Lippincott attributes her interest in distinctive items to her art background which she says led her to “an appreciation of the beautiful things people make everywhere.” She studied art in New York City and later took up painting, an avocation for which she has little time now.

When Lippincott moved from Boston to The Valley 20 years ago, she had no intentions of being a store owner. Initially, she came for the skiing, but she stayed because she appreciated the quality of life.  “It’s a wonderful place to live. My hat is off to those planners who have protected it. Sometimes I think the community views businesspeople as only interested in business, but I don’t think it’s a main thrust for me. I have a feeling many businesspeople came here for the same reason I did, and business is secondary.”


According to Lippincott, The Warren Store was, “One usable room in a dilapidated building” when she bought it. She immediately added a deli and a bakery, a concession owned by Warren resident, Tim Owens.

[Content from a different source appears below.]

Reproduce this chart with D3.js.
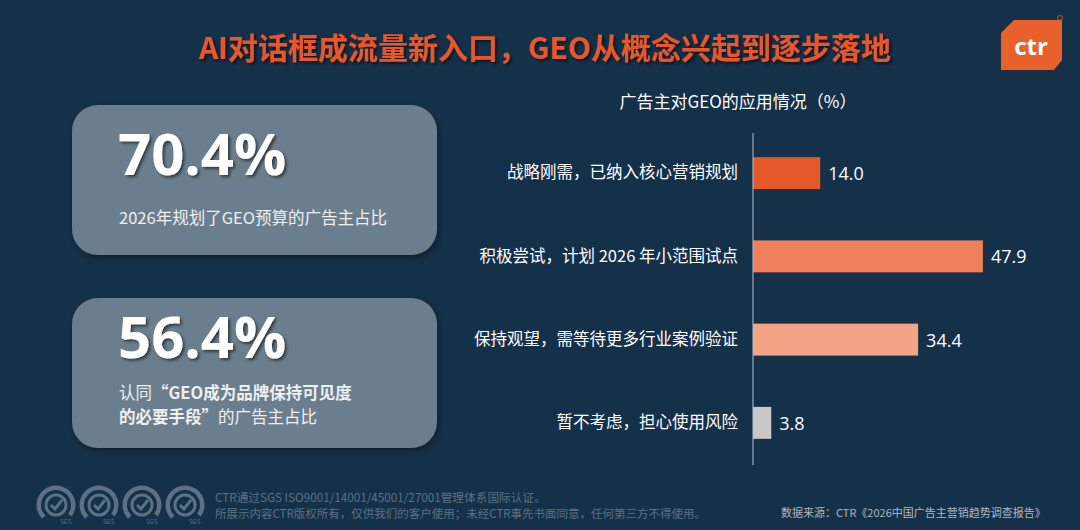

Customers, however, were hard to find. “In those early days there were almost no customers. I often left the store unattended and went out to play baseball and other games with people in town,” Lippincott recalls. “I started fixing it up one room at a time and business picked up.”

In 1973, Lippincott opened the upstairs store and gradually began offering various retail items. About 10 years ago she opened the outdoor deck.


The Valley Reporter April 2001

Carol Lippincott, longtime resident Warren and owner of The Warren Store, died April 12, 2001, at home with her family after a short illness.

She owned and operated the store for 31 years. The store was a popular gathering spot for residents as well as visitors to The Valley. For many years the store has been a central part of the Warren annual Fourth of July celebration.

Carol was born in 1928 in Jamshedpur, India, and attended Moravian College.

Back to Jon and Pam Rickard:

Pam: Just by nature Mom was visionary and charismatic. She created a cool place. Mom had an aesthetic that was comprehensive in nature. She always sold what she liked and not what she thought she should sell.

Jon: Except for that first year. She sold a lot of Schlitz.

Pam: She found suppliers that could get her things that other people in Vermont couldn’t. She brought me with her to fancy food shows in Boston and New York. After a while she’d go to LA too.

Jon: Later, when she was more successful and could travel, she would buy things from all over the world. India, South America, China -- she’d bring an empty suitcase and buy things.

By the 80s and 90s customers lapped it up.